Quote Originally Posted by Satinsnow
As a person that has taken wildlife photography for a number of years, I would never recommend a beginner start out with a mirror, they, because they are so light, lead to very bad technique, besides lacking in the quality department, if I were to ever use another mirror it would be a version of them that is called the "Solid Cat" mirror lens, then you get away with out the problems associated with a normal mirror lens, but that said, the 500mm f/8 presets are a far better choice, and often times I see the old 800mm f/8 lenses on ebay that go for very reasonable prices, I picked one up for $250 and it is actually very good quality, but you have to use stop down metering and if you don't have a good tripod, forget it, just won't work.

Dave
Yeah, Dave, I see your point vis-a-vis a newbie with a mirror.

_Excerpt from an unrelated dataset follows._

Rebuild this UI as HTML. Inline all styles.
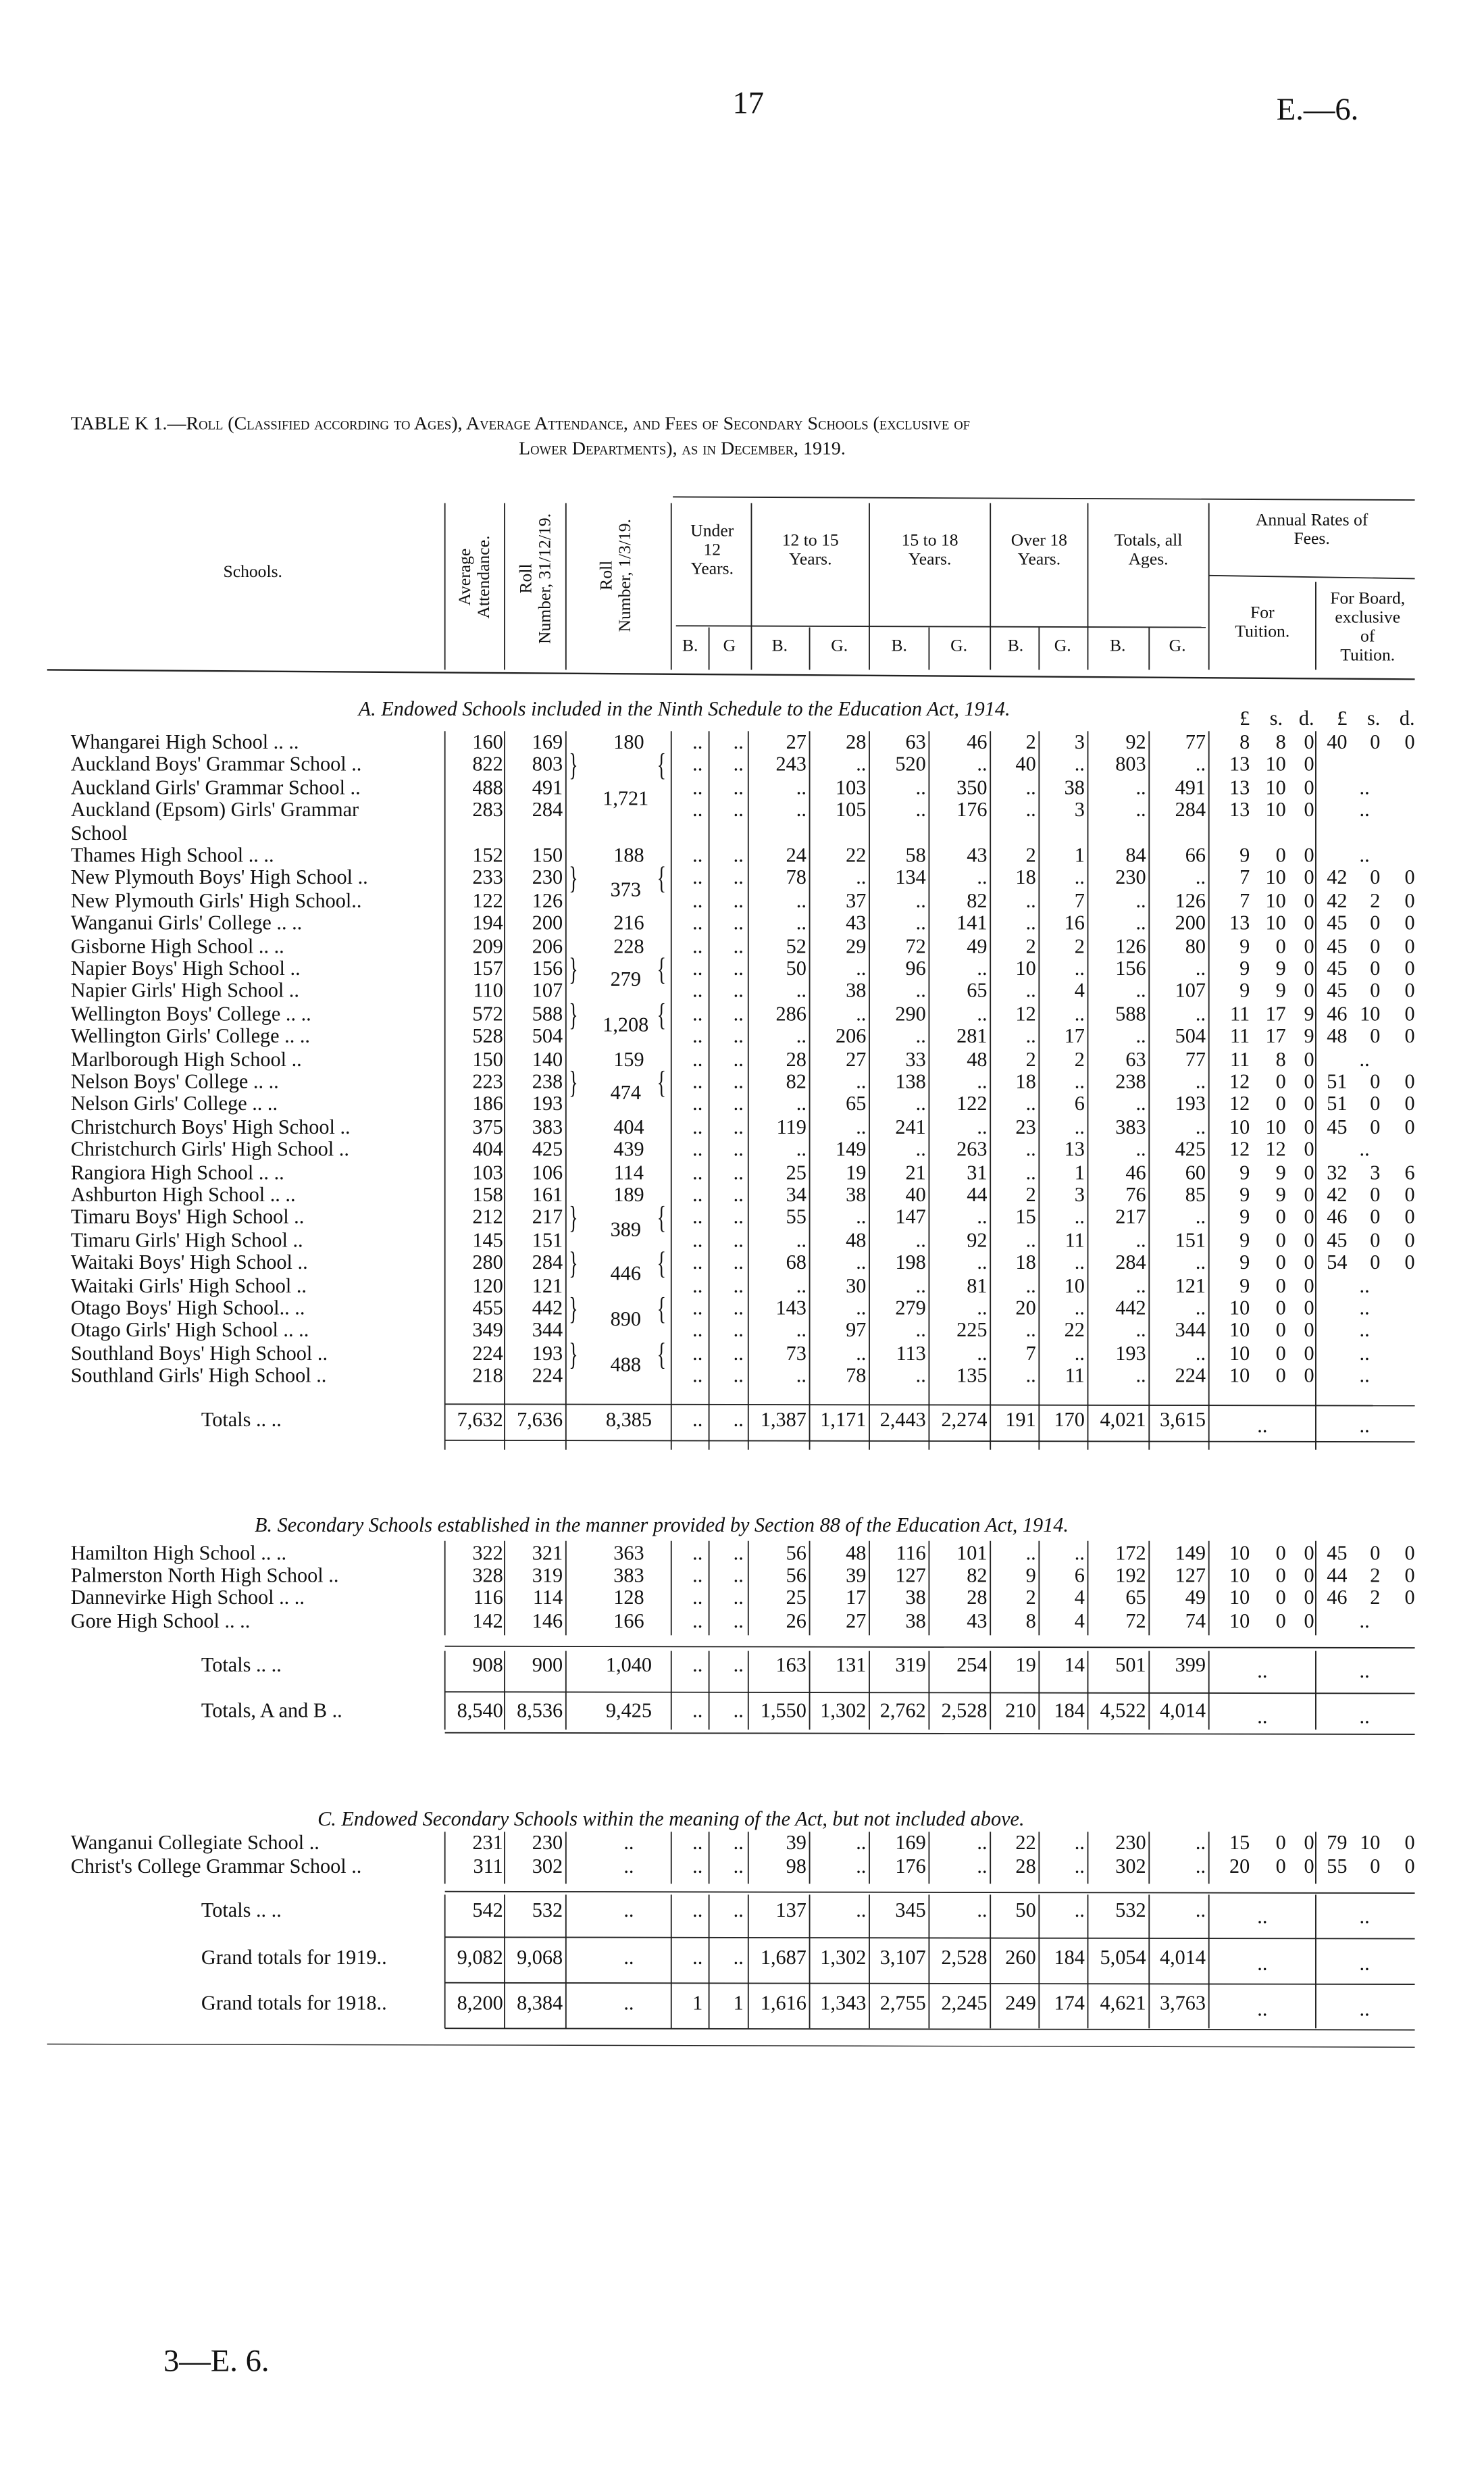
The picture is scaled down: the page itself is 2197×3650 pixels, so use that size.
<!DOCTYPE html>
<html><head><meta charset="utf-8">
<style>
html,body{margin:0;padding:0;background:#fff;}
body{width:2197px;height:3650px;overflow:hidden;position:relative;}
#w{position:absolute;left:0;top:0;width:944px;height:1568px;transform:scale(2.3273);transform-origin:0 0;font-family:"Liberation Serif",serif;color:#111;}
.t{position:absolute;white-space:nowrap;font-size:13px;line-height:16px;}
.r{text-align:right;}
.c{text-align:center;}
.sc{font-variant:small-caps;}
.i{font-style:italic;}
svg{position:absolute;left:0;top:0;}
</style></head><body><div id="w">
<div class="t" style="left:466px;top:54px;font-size:20px;line-height:24px;">17</div>
<div class="t" style="left:812px;top:58px;font-size:20px;line-height:24px;">E.—6.</div>
<div class="t" style="left:45px;top:261px;font-size:12px;">TABLE K 1.—<span class="sc">Roll (Classified according to Ages), Average Attendance, and Fees of Secondary Schools (exclusive of</span></div>
<div class="t" style="left:330px;top:277px;font-size:12px;" ><span class="sc">Lower Departments), as in December, 1919.</span></div>
<div class="t" style="left:142px;top:356px;font-size:11px;">Schools.</div>
<div class="t" style="left:283px;top:310px;width:38px;height:112px;font-size:11px;"><div style="position:absolute;left:7px;top:102px;transform:rotate(-90deg);transform-origin:0 0;line-height:12px;text-align:center;width:90px;">Average<br>Attendance.</div></div>
<div class="t" style="left:321px;top:310px;font-size:11px;"><div style="position:absolute;left:8px;top:108px;transform:rotate(-90deg);transform-origin:0 0;line-height:12px;text-align:center;width:100px;">Roll<br>Number, 31/12/19.</div></div>
<div class="t" style="left:360px;top:310px;font-size:11px;"><div style="position:absolute;left:20px;top:104px;transform:rotate(-90deg);transform-origin:0 0;line-height:12px;text-align:center;width:96px;">Roll<br>Number, 1/3/19.</div></div>
<div class="t c" style="left:428px;top:332px;width:50px;font-size:11px;line-height:12px;">Under<br>12<br>Years.</div>
<div class="t c" style="left:478px;top:338px;width:75px;font-size:11px;line-height:12px;">12 to 15<br>Years.</div>
<div class="t c" style="left:553px;top:338px;width:77px;font-size:11px;line-height:12px;">15 to 18<br>Years.</div>
<div class="t c" style="left:630px;top:338px;width:62px;font-size:11px;line-height:12px;">Over 18<br>Years.</div>
<div class="t c" style="left:692px;top:338px;width:77px;font-size:11px;line-height:12px;">Totals, all<br>Ages.</div>
<div class="t c" style="left:769px;top:325px;width:131px;font-size:11px;line-height:12px;">Annual Rates of<br>Fees.</div>
<div class="t c" style="left:769px;top:384px;width:68px;font-size:11px;line-height:12px;">For<br>Tuition.</div>
<div class="t c" style="left:837px;top:375px;width:66px;font-size:11px;line-height:12px;">For Board,<br>exclusive<br>of<br>Tuition.</div>
<div id="rows"></div>
<div class="t i" style="left:228px;top:443px;">A. <span>Endowed Schools included in the Ninth Schedule to the Education Act, 1914.</span></div>
<div class="t i" style="left:162px;top:962px;">B. Secondary Schools established in the manner provided by Section 88 of the Education Act, 1914.</div>
<div class="t i" style="left:202px;top:1149px;">C. Endowed Secondary Schools within the meaning of the Act, but not included above.</div>
<div class="t" style="left:104px;top:1490px;font-size:20px;line-height:24px;">3—E. 6.</div>
<svg id="sv" width="944" height="1568" viewBox="0 0 944 1568"></svg>
</div>
<script>
var W=document.getElementById('rows');
function T(x,y,s,cls,extra){var d=document.createElement('div');d.className='t '+(cls||'');d.style.top=(y-8)+'px';
 if(cls&&cls.indexOf('r')>=0){d.style.left=(x-80)+'px';d.style.width='80px';}
 else if(cls&&cls.indexOf('c')>=0){d.style.left=(x-40)+'px';d.style.width='80px';}
 else d.style.left=x+'px';
 d.textContent=s;if(extra)d.style.cssText+=extra;W.appendChild(d);}
var R=[320,358,400,447,473,513,551,589,628,659,690,729,767,795,818,836,857,878,900];
function row(y,name,vals,nameX){
 T(nameX||45,y,name);
 for(var i=0;i<vals.length;i++){var v=vals[i];if(v===null||v==='')continue;
  if(i==2)T(400,y,v,'c');else T(R[i],y,v,'r');}
}
var A=[
["Whangarei High School  ..        ..","160 169 180 .. .. 27 28 63 46 2 3 92 77 8 8 0 40 0 0"],
["Auckland Boys' Grammar School ..","822 803 _ .. .. 243 .. 520 .. 40 .. 803 .. 13 10 0 _ _ _"],
["Auckland Girls' Grammar School ..","488 491 _ .. .. .. 103 .. 350 .. 38 .. 491 13 10 0 _ .. _"],
["Auckland (Epsom) Girls' Grammar","283 284 _ .. .. .. 105 .. 176 .. 3 .. 284 13 10 0 _ .. _"],
["School",""],
["Thames High School        ..        ..","152 150 188 .. .. 24 22 58 43 2 1 84 66 9 0 0 _ .. _"],
["New Plymouth Boys' High School ..","233 230 _ .. .. 78 .. 134 .. 18 .. 230 .. 7 10 0 42 0 0"],
["New Plymouth Girls' High School..","122 126 _ .. .. .. 37 .. 82 .. 7 .. 126 7 10 0 42 2 0"],
["Wanganui Girls' College ..        ..","194 200 216 .. .. .. 43 .. 141 .. 16 .. 200 13 10 0 45 0 0"],
["Gisborne High School      ..        ..","209 206 228 .. .. 52 29 72 49 2 2 126 80 9 0 0 45 0 0"],
["Napier Boys' High School        ..","157 156 _ .. .. 50 .. 96 .. 10 .. 156 .. 9 9 0 45 0 0"],
["Napier Girls' High School       ..","110 107 _ .. .. .. 38 .. 65 .. 4 .. 107 9 9 0 45 0 0"],
["Wellington Boys' College ..     ..","572 588 _ .. .. 286 .. 290 .. 12 .. 588 .. 11 17 9 46 10 0"],
["Wellington Girls' College ..    ..","528 504 _ .. .. .. 206 .. 281 .. 17 .. 504 11 17 9 48 0 0"],
["Marlborough High School        ..","150 140 159 .. .. 28 27 33 48 2 2 63 77 11 8 0 _ .. _"],
["Nelson Boys' College      ..        ..","223 238 _ .. .. 82 .. 138 .. 18 .. 238 .. 12 0 0 51 0 0"],
["Nelson Girls' College     ..        ..","186 193 _ .. .. .. 65 .. 122 .. 6 .. 193 12 0 0 51 0 0"],
["Christchurch Boys' High School  ..","375 383 404 .. .. 119 .. 241 .. 23 .. 383 .. 10 10 0 45 0 0"],
["Christchurch Girls' High School   ..","404 425 439 .. .. .. 149 .. 263 .. 13 .. 425 12 12 0 _ .. _"],
["Rangiora High School      ..        ..","103 106 114 .. .. 25 19 21 31 .. 1 46 60 9 9 0 32 3 6"],
["Ashburton High School  ..        ..","158 161 189 .. .. 34 38 40 44 2 3 76 85 9 9 0 42 0 0"],
["Timaru Boys' High School        ..","212 217 _ .. .. 55 .. 147 .. 15 .. 217 .. 9 0 0 46 0 0"],
["Timaru Girls' High School       ..","145 151 _ .. .. .. 48 .. 92 .. 11 .. 151 9 0 0 45 0 0"],
["Waitaki Boys' High School       ..","280 284 _ .. .. 68 .. 198 .. 18 .. 284 .. 9 0 0 54 0 0"],
["Waitaki Girls' High School      ..","120 121 _ .. .. .. 30 .. 81 .. 10 .. 121 9 0 0 _ .. _"],
["Otago Boys' High School..        ..","455 442 _ .. .. 143 .. 279 .. 20 .. 442 .. 10 0 0 _ .. _"],
["Otago Girls' High School ..      ..","349 344 _ .. .. .. 97 .. 225 .. 22 .. 344 10 0 0 _ .. _"],
["Southland Boys' High School   ..","224 193 _ .. .. 73 .. 113 .. 7 .. 193 .. 10 0 0 _ .. _"],
["Southland Girls' High School   ..","218 224 _ .. .. .. 78 .. 135 .. 11 .. 224 10 0 0 _ .. _"]
];
function put(y,name,str,nx){var v=str?str.split(' ').map(function(s){return s=='_'?null:s;}):[];
 var out=v.slice();
 if(out.length==19&&out[16]===null&&out[17]==='..'){out[17]=null;T(868,y,'..','c');}
 row(y,name,out,nx);}
for(var k=0;k<A.length;k++)put(472+k*14.4,A[k][0],A[k][1]);
var M=[[1,2.5,'1,721'],[6,6.5,'373'],[10,10.5,'279'],[12,12.5,'1,208'],[15,15.5,'474'],[21,21.5,'389'],[23,23.5,'446'],[25,25.5,'890'],[27,27.5,'488']];
M.forEach(function(m){var y=472+m[1]*14.4;T(398,y,m[2],'c');});
T(795,457,'£','r');T(816,457,'s.','r');T(836,457,'d.','r');T(857,457,'£','r');T(878,457,'s.','r');T(900,457,'d.','r');
// B/G header labels
[[439,'B.'],[464,'G'],[496,'B.'],[534,'G.'],[572,'B.'],[610,'G.'],[646,'B.'],[676,'G.'],[711,'B.'],[749,'G.']].forEach(function(b){T(b[0],411,b[1],'c',';font-size:11px;');});
put(903,"Totals      ..      ..","7,632 7,636 8,385 .. .. 1,387 1,171 2,443 2,274 191 170 4,021 3,615",128);
T(803,907,'..','c');T(868,907,'..','c');
var B=[["Hamilton High School     ..        ..","322 321 363 .. .. 56 48 116 101 .. .. 172 149 10 0 0 45 0 0"],
["Palmerston North High School    ..","328 319 383 .. .. 56 39 127 82 9 6 192 127 10 0 0 44 2 0"],
["Dannevirke High School ..        ..","116 114 128 .. .. 25 17 38 28 2 4 65 49 10 0 0 46 2 0"],
["Gore High School           ..        ..","142 146 166 .. .. 26 27 38 43 8 4 72 74 10 0 0 _ .. _"]];
for(k=0;k<4;k++)put(988+k*14.2,B[k][0],B[k][1]);
put(1059,"Totals      ..      ..","908 900 1,040 .. .. 163 131 319 254 19 14 501 399",128);
T(803,1063,'..','c');T(868,1063,'..','c');
put(1088,"Totals, A and B      ..","8,540 8,536 9,425 .. .. 1,550 1,302 2,762 2,528 210 184 4,522 4,014",128);
T(803,1092,'..','c');T(868,1092,'..','c');
put(1172,"Wanganui Collegiate School      ..","231 230 .. .. .. 39 .. 169 .. 22 .. 230 .. 15 0 0 79 10 0");
put(1187,"Christ's College Grammar School ..","311 302 .. .. .. 98 .. 176 .. 28 .. 302 .. 20 0 0 55 0 0");
put(1215,"Totals      ..      ..","542 532 .. .. .. 137 .. 345 .. 50 .. 532 ..",128);
T(803,1219,'..','c');T(868,1219,'..','c');
put(1245,"Grand totals for 1919..","9,082 9,068 .. .. .. 1,687 1,302 3,107 2,528 260 184 5,054 4,014",128);
T(803,1249,'..','c');T(868,1249,'..','c');
put(1274,"Grand totals for 1918..","8,200 8,384 .. 1 1 1,616 1,343 2,755 2,245 249 174 4,621 3,763",128);
T(803,1278,'..','c');T(868,1278,'..','c');
var br=[[1,3],[6,7],[10,11],[12,13],[15,16],[21,22],[23,24],[25,26],[27,28]];
br.forEach(function(b){var y=472+b[0]*14.4;T(360,y+6,'}','',';font-size:20px;line-height:22px;top:'+(y-10)+'px;transform:scaleX(.6)');
 T(416,y+6,'{','',';font-size:20px;line-height:22px;top:'+(y-10)+'px;transform:scaleX(.6)');});
var s='';
function L(x1,y1,x2,y2,w){s+='<line x1="'+x1+'" y1="'+y1+'" x2="'+x2+'" y2="'+y2+'" stroke="#222" stroke-width="'+(w||0.8)+'"/>';}
L(428,316,900,318);L(30,426,900,432,1);
[283,321,360,427,478,553,630,692,769].forEach(function(x){L(x,320,x,426);});
[451,515,591,661,731].forEach(function(x){L(x,399,x,426);});
L(837,370,837,426);
L(430,398,767,399);L(769,366,900,368);
var secs=[[465,922],[980,1040],[1050,1100],[1165,1198],[1205,1290]];
var VA=[283,321,360,427,451,476,515,553,591,630,661,692,731,769,837];
secs.forEach(function(sc){VA.forEach(function(x){L(x,sc[0],x,sc[1]);});});
[[893,900],[916,900],[1047,900],[1076,900],[1102,900],[1203,900],[1232,900],[1261,900],[1290,900]].forEach(function(h){L(283,h[0],h[1],h[0]+1);});
L(30,1300,900,1302,0.6);
document.getElementById('sv').innerHTML=s;
</script>
</div></body></html>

However, one must learn sometime and somehow and a mirror lens *can* be easier for a newbie if only because it doesn't require much thought beyond focussing. A pre-set presents different operating problems and can be distracting, especially to folks who are generally used to auto-aperture lenses. As well, compact size and light weight are conducive to actually *using* a long lens. A lot of people give up on long tele-photography simply because the long-focus and true tele lenses are a PITA and bulky. One other, less considered, point is the mirror's close-focus ability compared to comparable refractors. I consider the 10 to 30 ft. range rather critical, particularly in bird photography and a mirror allows the use of a relatively powerful tele in such close quarters. The contrast problem is alleviated considerably at such close range if only because there is less atmosphere to get in the way. All that said, I personally prefer a long-focus lens for the majority of my wildlife stuff. I don't consider using extension tubes on a true long lens a viable alternative to closer focussing except in instances where I know I won't need the longer reach for subjects farther away, which is almost never. That's the job for the zooms.
As to stop-down metering, it is often far more accurate, in my opinion. And don't get me started on tripods, please! If I had a nickel for every time I stressed the use of a decent tripod to someone, I'd have Bill Gates for lunch. And, yes, you can pretty much forget about getting anything worthwhile without one when shooting with long lenses, that's for sure.